Les pirates des Caraïbes ne sont pas les seuls à sévir dans les cinémas de Vince Guzzo.

Les pirates des Caraïbes ne sont pas les seuls à sévir dans les cinémas de Vince Guzzo.

Le piratage de films a atteint de telles proportions dans ses 12 cinémas de la région montréalaise qu'il porte maintenant des lunettes de vision nocturne pour repérer les contrevenants.

«J'ai épinglé quatre personnes qui tentaient de copier Pirates des Caraïbes, dit M. Guzzo. Ils se divisent en deux groupes: ceux qui le font pour le plaisir et les criminels professionnels.»

L'expérience de M. Guzzo démontre à quel point les ciné-pirates montréalais donnent du fil à retordre aux grands studios de Hollywood. L'homme d'affaires dit en avoir pincé une douzaine, dont un qui avait caché sa caméra dans son casque de vélo.

Une copie de film illégale sur six provient de Montréal, estime l'Association canadienne des distributeurs de films. Les copies de contrebande faites à Montréal sont écoulées sur le marché des DVD dans 45 pays, affirme Serge Corriveau, enquêteur à l'emploi de l'association.

L'Association américaine du cinéma estime que le piratage en salle a privé les producteurs, les distributeurs, les cinémas, les clubs vidéo et les chaînes de télé payante de revenus de 18,2 milliards US en 2005.

Le piratage est aussi attribuable au vol de copies dans les studios et au détournement des DVD distribués à des fins promotionnelles.

Le Canada paie le prix de sa tolérance à l'endroit des pirates. En mai, Warner a annulé ses projections promotionnelles au Canada, arguant que 70% des films qu'elle y avait lancés au cours des 18 mois précédents avait été piratés.

L'Alliance internationale pour la propriété intellectuelle, qui représente 1900 entreprises produisant des films, des livres, des logiciels et tout autre bien protégé par le droit d'auteur, a ajouté le Canada à sa liste noire, tout juste après la Chine et la Russie.

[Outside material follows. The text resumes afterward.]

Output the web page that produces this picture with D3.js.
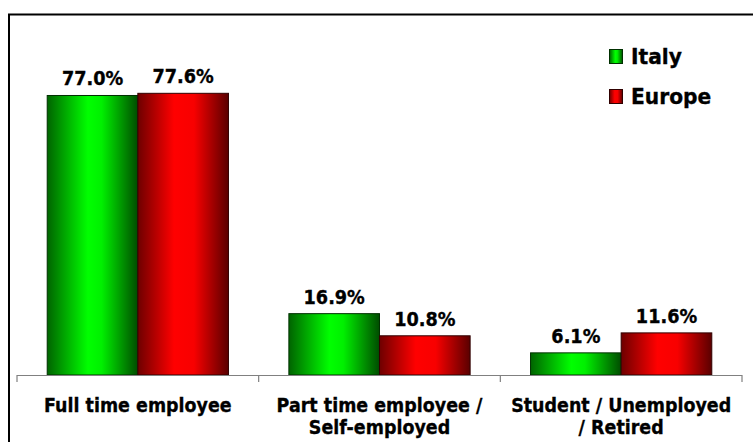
<!DOCTYPE html>
<html>
<head>
<meta charset="utf-8">
<script src="https://cdn.jsdelivr.net/npm/d3@7"></script>
<style>
  html, body { margin: 0; padding: 0; background: #fff; }
  svg { display: block; font-family: "DejaVu Sans", Verdana, sans-serif; font-weight: bold; }
  svg text { stroke: #000; stroke-width: 0.35px; }
</style>
</head>
<body>
<svg id="chart" width="753" height="442"></svg>
<script>
const categories = [
  ["Full time employee"],
  ["Part time employee /", "Self-employed"],
  ["Student / Unemployed", "/ Retired"]
];
const seriesNames = ["Italy", "Europe"];
const italy = [77.0, 16.9, 6.1];
const europe = [77.6, 10.8, 11.6];
const seriesValues = [italy, europe];

const svg = d3.select("#chart");
const W = 753, H = 442;
const SX = 0.93; // slight horizontal condensing of the bold labels

// frame around the chart area
svg.append("rect")
  .attr("x", 9).attr("y", 14.5)
  .attr("width", W + 20).attr("height", H + 20)
  .attr("fill", "#fff").attr("stroke", "#000").attr("stroke-width", 2);

// shaded fills for the two series
const defs = svg.append("defs");
const palettes = {
  Italy:  [["0%", "#006400"], ["45%", "#00ff00"], ["60%", "#00f000"], ["100%", "#004c00"]],
  Europe: [["0%", "#6e0000"], ["40%", "#ff0000"], ["62%", "#f80000"], ["100%", "#5a0000"]]
};
const strokes = { Italy: "#003000", Europe: "#300000" };
seriesNames.forEach(name => {
  const g = defs.append("linearGradient").attr("id", "grad-" + name)
    .attr("x1", "0%").attr("x2", "100%").attr("y1", "0%").attr("y2", "0%");
  palettes[name].forEach(([o, c]) => g.append("stop").attr("offset", o).attr("stop-color", c));
});

const catKeys = categories.map(c => c.join(" "));
const x0 = d3.scaleBand().domain(catKeys).range([17, 742]).paddingInner(0).paddingOuter(0);
const bw = x0.bandwidth();
const x1 = d3.scaleBand().domain(seriesNames).range([bw * 0.125, bw * 0.875]).padding(0);
const y = d3.scaleLinear().domain([0, 100]).range([375, 12]);

const rows = catKeys.map((k, i) => ({
  key: k,
  values: seriesNames.map((s, j) => ({ series: s, value: seriesValues[j][i] }))
}));

const groups = svg.append("g").selectAll("g").data(rows).join("g")
  .attr("transform", d => `translate(${x0(d.key)},0)`);

groups.selectAll("rect").data(d => d.values).join("rect")
  .attr("x", d => x1(d.series))
  .attr("y", d => y(d.value))
  .attr("width", x1.bandwidth())
  .attr("height", d => y(0) - y(d.value))
  .attr("fill", d => `url(#grad-${d.series})`)
  .attr("stroke", d => strokes[d.series])
  .attr("stroke-width", 1);

groups.selectAll("text.val").data(d => d.values).join("text")
  .attr("class", "val")
  .attr("transform", d => `translate(${x1(d.series) + x1.bandwidth() / 2},${y(d.value) - 10}) scale(${SX},1)`)
  .attr("text-anchor", "middle")
  .attr("font-size", 19)
  .attr("fill", "#000")
  .text(d => d.value.toFixed(1) + "%");

// category axis: baseline with boundary ticks
const axis = svg.append("g");
axis.append("line")
  .attr("x1", x0.range()[0]).attr("x2", x0.range()[1])
  .attr("y1", y(0) + 0.5).attr("y2", y(0) + 0.5)
  .attr("stroke", "#808080").attr("stroke-width", 1.2);
const boundaries = catKeys.map(k => x0(k)).concat([x0.range()[1]]);
axis.selectAll("line.tick").data(boundaries).join("line")
  .attr("class", "tick")
  .attr("x1", d => d).attr("x2", d => d)
  .attr("y1", y(0)).attr("y2", y(0) + 7)
  .attr("stroke", "#808080").attr("stroke-width", 1.2);

axis.selectAll("text.cat").data(categories).join("text")
  .attr("class", "cat")
  .attr("transform", (d, i) => `translate(${x0(catKeys[i]) + bw / 2},411.5) scale(0.92,1)`)
  .attr("text-anchor", "middle")
  .attr("font-size", 19)
  .attr("fill", "#000")
  .selectAll("tspan").data(d => d).join("tspan")
  .attr("x", 0)
  .attr("dy", (d, i) => i === 0 ? 0 : 23)
  .text(d => d);

// legend
const legend = svg.append("g").selectAll("g").data(seriesNames).join("g")
  .attr("transform", (d, i) => `translate(609,${49 + i * 40})`);
legend.append("rect")
  .attr("x", 0.5).attr("y", 0.5).attr("width", 13).attr("height", 14)
  .attr("fill", d => `url(#grad-${d})`)
  .attr("stroke", d => strokes[d]).attr("stroke-width", 1);
legend.append("text")
  .attr("transform", "translate(22,15) scale(0.92,1)")
  .attr("font-size", 22)
  .attr("fill", "#000")
  .text(d => d);
</script>
</body>
</html>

Cédant aux pressions, le gouvernement fédéral a amendé le Code criminel en juin. S'ils sont déclarés coupables d'avoir copié un film projeté en salle, les ciné-pirates sont maintenant passibles d'une peine de deux ans de prison.

Auparavant, la police devait prouver que les pirates avaient l'intention de distribuer leur copie avant de porter des accusations.

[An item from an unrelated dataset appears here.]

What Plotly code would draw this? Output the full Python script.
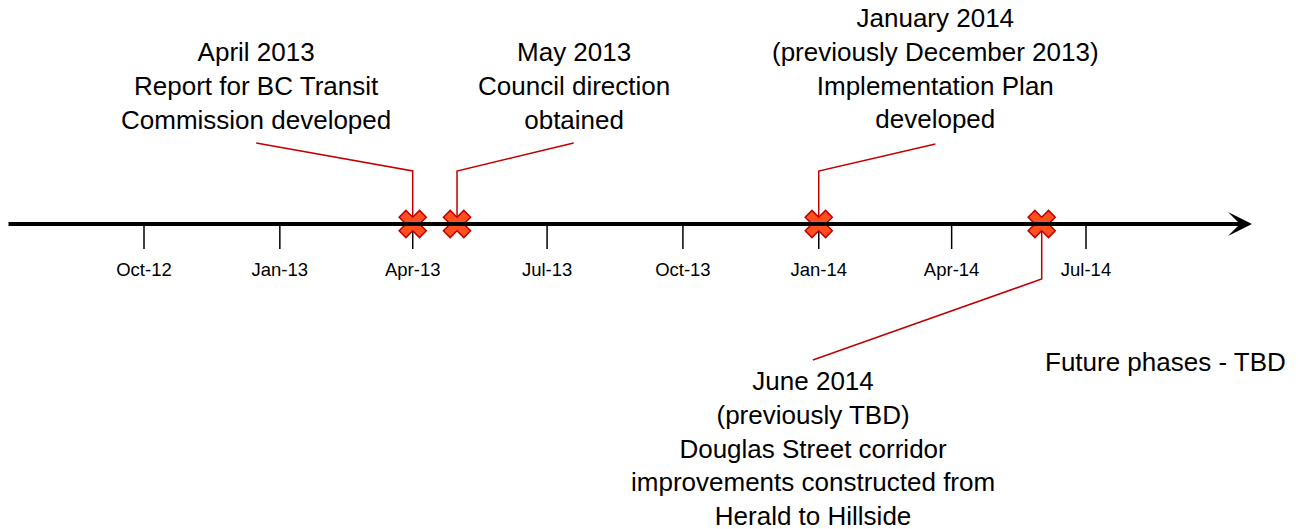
import pandas as pd
import plotly.graph_objects as go

# ---- data ----
tick_dates = ["2012-10-01", "2013-01-01", "2013-04-01", "2013-07-01",
              "2013-10-01", "2014-01-01", "2014-04-01", "2014-07-01"]
tick_labels = ["Oct-12", "Jan-13", "Apr-13", "Jul-13",
               "Oct-13", "Jan-14", "Apr-14", "Jul-14"]

event_dates = ["2013-04-01", "2013-05-01", "2014-01-01", "2014-06-01"]
event_texts = [
    "April 2013<br>Report for BC Transit<br>Commission developed",
    "May 2013<br>Council direction<br>obtained",
    "January 2014<br>(previously December 2013)<br>Implementation Plan<br>developed",
    "June 2014<br>(previously TBD)<br>Douglas Street corridor<br>improvements constructed from<br>Herald to Hillside",
]
# label anchor dates (horizontal centre of each text block)
label_dates = ["2012-12-16", "2013-07-19", "2014-03-21", "2013-12-28"]
future_text = "Future phases - TBD"
future_date = "2014-08-24"

# ---- layout geometry ----
PAGE_OFF = 8                       # page body margin
W, H = 1302 - PAGE_OFF, 529 - PAGE_OFF
axis_px = 224 - PAGE_OFF           # axis line, pixels from figure top
origin = pd.Timestamp("2012-10-01")
px_origin = 144 - PAGE_OFF
px_per_day = (1086 - 144) / (pd.Timestamp("2014-07-01") - origin).days

def px_to_date(px):
    # px given in reference-image pixels
    return origin + pd.Timedelta(days=(px - PAGE_OFF - px_origin) / px_per_day)

x_range = [origin + pd.Timedelta(days=-px_origin / px_per_day),
           origin + pd.Timedelta(days=(W - px_origin) / px_per_day)]
y_range = [axis_px - H, axis_px]   # 1 unit = 1 px, 0 = axis line

def y_of(px):
    # px given in reference-image pixels
    return axis_px - (px - PAGE_OFF)

# label block vertical centres (px) and leader geometry
label_center_px = [85.5, 85.5, 68.5, 448]
leader_label_end_px = [143, 143, 144, 360]
leader_elbow_px = [171, 171, 171, 279]

RED = "#C00000"
FONT = "Liberation Sans, Arial"

fig = go.Figure()

# leader lines
for i, d in enumerate(event_dates):
    fig.add_trace(go.Scatter(
        x=[label_dates[i], d, d],
        y=[y_of(leader_label_end_px[i]), y_of(leader_elbow_px[i]), 0],
        mode="lines", line=dict(color=RED, width=1.5),
        hoverinfo="skip", showlegend=False))

# tick marks
tx, ty = [], []
for d in tick_dates:
    tx += [d, d, None]
    ty += [0, -25, None]
fig.add_trace(go.Scatter(x=tx, y=ty, mode="lines",
                         line=dict(color="black", width=1.5),
                         hoverinfo="skip", showlegend=False))

# tick labels
fig.add_trace(go.Scatter(
    x=tick_dates, y=[y_of(271)] * len(tick_dates), mode="text",
    text=tick_labels, textposition="middle center",
    textfont=dict(family=FONT, size=18.5, color="black"),
    hoverinfo="skip", showlegend=False))

# axis line with arrow
fig.add_annotation(
    x=px_to_date(1252), y=0, ax=px_to_date(7), ay=0,
    xref="x", yref="y", axref="x", ayref="y",
    text="", showarrow=True, arrowhead=3, arrowsize=1.0,
    arrowwidth=4, arrowcolor="black")

# event markers
fig.add_trace(go.Scatter(
    x=event_dates, y=[0] * len(event_dates), mode="markers",
    marker=dict(symbol="x", size=24, color="#FF4F1F",
                line=dict(color=RED, width=1.5)),
    hoverinfo="skip", showlegend=False))

# event labels
for i, t in enumerate(event_texts):
    fig.add_annotation(
        x=label_dates[i], y=y_of(label_center_px[i]), xref="x", yref="y",
        text=t, showarrow=False, xanchor="center", yanchor="middle",
        align="center",
        font=dict(family=FONT, size=26, color="black"))

fig.add_annotation(
    x=future_date, y=y_of(362), xref="x", yref="y",
    text=future_text, showarrow=False, xanchor="center", yanchor="middle",
    font=dict(family=FONT, size=26, color="black"))

fig.update_layout(
    width=W, height=H,
    margin=dict(l=0, r=0, t=0, b=0),
    paper_bgcolor="white", plot_bgcolor="white",
    xaxis=dict(type="date", range=x_range, visible=False, fixedrange=True),
    yaxis=dict(range=y_range, visible=False, fixedrange=True),
    showlegend=False,
)

fig.write_html("out.html")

Un résidant d'Ottawa a été arrêté en juin en vertu de la nouvelle loi et doit comparaître en septembre.

Le mois dernier, la Police régionale de Peel, en Ontario, a arrêté 18 personnes et saisi plus de 40 000 DVD d'une valeur totale de 800 000$ sur le marché noir.

Il est difficile d'épingler les ciné-pirates parce qu'ils utilisent des caméras fonctionnant en mode nocturne et disséminent les films piratés sur la Toile, explique un ex-pirate montréalais ayant requis l'anonymat.

Selon lui, c'est l'illégalité même du geste qui le justifie; mais dans le réseau des pirates, chacun se glorifie d'être le premier à avoir copié un nouveau film.

Un pirate peut empocher jusqu'à 3000$ US en échange d'une copie de bonne qualité, selon l'Association américaine du cinéma.

M. Guzzo croit qu'un seul des pirates qu'il a coincés était un professionnel et que les autres étaient des frimeurs. Il se peut que les ciné-pirates ciblent les cinémas montréalais parce qu'ils présentent des superproductions en français et en anglais, avance M. Corriveau, un ex-agent de la GRC.

Comme les films doublés en français sont généralement lancés d'abord à Montréal, les copies pirates peuvent débarquer en premier dans les autres marchés francophones, croit Pat Marshall, porte-parole de Cineplex Entertainment, qui exploite 14 cinémas à Montréal.

Les cinéphiles comme Dan Yates croient que les patrons des grands studios imputent aux pirates un problème qu'ils ont créé.

«Chaque fois que je télécharge un film piraté, il est vraiment de bonne qualité. Il ne peut provenir que de sources proches de l'industrie», dit M. Yates, qui travaille chez La Légende, revendeur de DVD de Montréal.

«La plupart des gens n'ont pas envie de visionner ces trucs copiés avec une caméra parce qu'ils sont vraiment de mauvaise qualité.»

Hollywood amplifie le phénomène du piratage en salle afin de présenter le Canada comme un repaire de pirates, soutient Michael Geist, professeur à l'Université d'Ottawa et spécialiste du droit de l'internet.

«Si le piratage en salle est un problème, c'est un bien petit problème», dit-il. Les grands studios ont empoché des recettes de 42,6 milliards US l'an dernier, selon le journal Hollywood Reporter.